With a large grant from the U.S. Department of Agriculture, the Confederated Tribes of Warm Springs expects to expand fire and safety protection across the reservation.
Mark Simmons, of Salem, state director of the USDA, delivered a check for $475,000 to Fire Chief Danny Martinez last week -- the largest grant to an Oregon tribal entity this year.
"There's a need," said Simmons, noting the the USDA provides grants for other tribes as well under the Economic Impact Initiative. "It fits well within the guidelines of the program as delineated by Congress."

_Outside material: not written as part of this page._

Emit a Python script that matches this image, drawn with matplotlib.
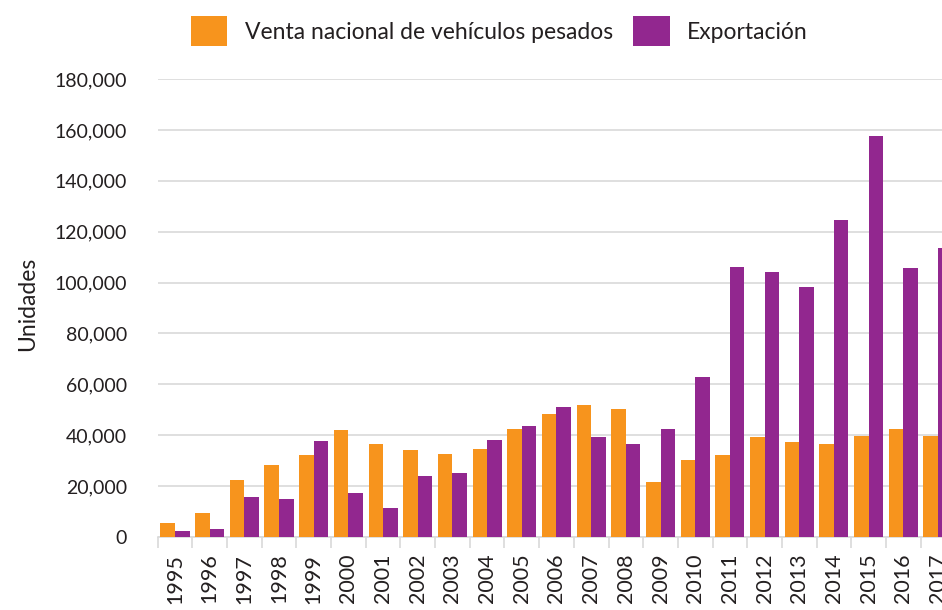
import numpy as np
import matplotlib
matplotlib.use('Agg')
import matplotlib.pyplot as plt
from matplotlib.ticker import FuncFormatter, FixedLocator

# datos
anios = [str(a) for a in range(1995, 2018)]
venta_nacional = [5500, 9400, 22400, 28300, 32200, 42000, 36500, 34200, 32600, 34600,
                  42400, 48300, 51800, 50300, 21600, 30300, 32300, 39300, 37300, 36500,
                  39700, 42400, 39700]
exportacion = [2400, 3100, 15700, 14900, 37700, 17300, 11400, 24000, 25200, 38100,
               43600, 51100, 39300, 36500, 42400, 62800, 106100, 104100, 98300, 124600,
               157500, 105700, 113500]

naranja = '#F7941D'
morado = '#92278F'
gris = '#d9d9d9'
texto = '#231f20'

plt.rcParams['font.family'] = ['Lato', 'DejaVu Sans']

fig = plt.figure(figsize=(9.42, 6.10), dpi=100)
ax = fig.add_axes([0.1674, 0.1197, 0.8467, 0.7508])

x = np.arange(len(anios))
w = 0.42
b1 = ax.bar(x - w/2, venta_nacional, w, color=naranja, label='Venta nacional de vehículos pesados', zorder=3)
b2 = ax.bar(x + w/2, exportacion, w, color=morado, label='Exportación', zorder=3)

ax.set_xlim(-0.5, len(anios) - 0.5)
ax.set_ylim(0, 180000)
ax.set_yticks(np.arange(0, 180001, 20000))
ax.yaxis.set_major_formatter(FuncFormatter(lambda v, p: '{:,.0f}'.format(v)))
ax.grid(axis='y', color=gris, linewidth=1.2, zorder=0)
ax.set_axisbelow(True)

ax.set_xticks(x)
ax.set_xticklabels(anios, rotation=90, fontsize=15.5, color=texto)
ax.xaxis.set_minor_locator(FixedLocator(np.arange(-0.5, len(anios), 1)))
ax.tick_params(axis='x', which='major', length=0, pad=12)
ax.tick_params(axis='x', which='minor', length=8, width=1.2, color=gris)
ax.tick_params(axis='y', length=0, pad=22, labelsize=14, labelcolor=texto)

for s in ['top', 'right', 'left']:
    ax.spines[s].set_visible(False)
ax.spines['bottom'].set_color(gris)
ax.spines['bottom'].set_linewidth(1.2)

ax.set_ylabel('Unidades', fontsize=16.5, color=texto)
ax.yaxis.set_label_coords(-0.150, 0.509)

fig.legend(handles=[b1, b2], loc='center', bbox_to_anchor=(0.53, 0.949), ncol=2,
           frameon=False, fontsize=16.5, handlelength=1.6, handleheight=1.6,
           handletextpad=0.75, columnspacing=0.9, labelcolor=texto)

fig.savefig('out.png', dpi=100)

The tribes pledged another $55,000 from a fund put together last year. "In 2005, we established a challenge fund with money earmarked specifically for matching funds," said Ray Potter, chief financial officer.
"Almost all grants available have some degree of match," Potter explained, and without the matching fund, the tribes could not qualify for those grants. "This is the second one we've use it for."
With the $475,000 grant and $55,000 in tribal matching funds, the tribes will purchase a pumper/tender unit for structure protection in the Sidwalter area ($250,000), an ambulance ($130,000), a fire rescue unit ($100,000), and a jet boat ($65,000).
According to Martinez, the tribes intend to build a new substation for the Sidwalter area, a ranching community about 14 miles northwest of Warm Springs, which has about 39 residences with approximately 50 people in about 60 square miles.
Last year, the tribes purchased two ambulances to help cover the 2,900 calls for an ambulance in 2005. The new ambulance will allow the tribes to reduce its number of mutual aid calls to Jefferson County Emergency Medical Services. There were about 23 last year.
"We've got excellent partnerships with our neighbors," said Martinez. "We're meeting a unique plan to make sure we're providing that service to the community."
The new fire rescue unit will be used for structures in the 1,200 square miles of protection provided by the tribes, and the jet boat will be used for search and rescue missions along 250 miles of the Deschutes and Columbia rivers and other local waterways.
Rick Ribeiro, now social services manager for the tribes, applied for the grant.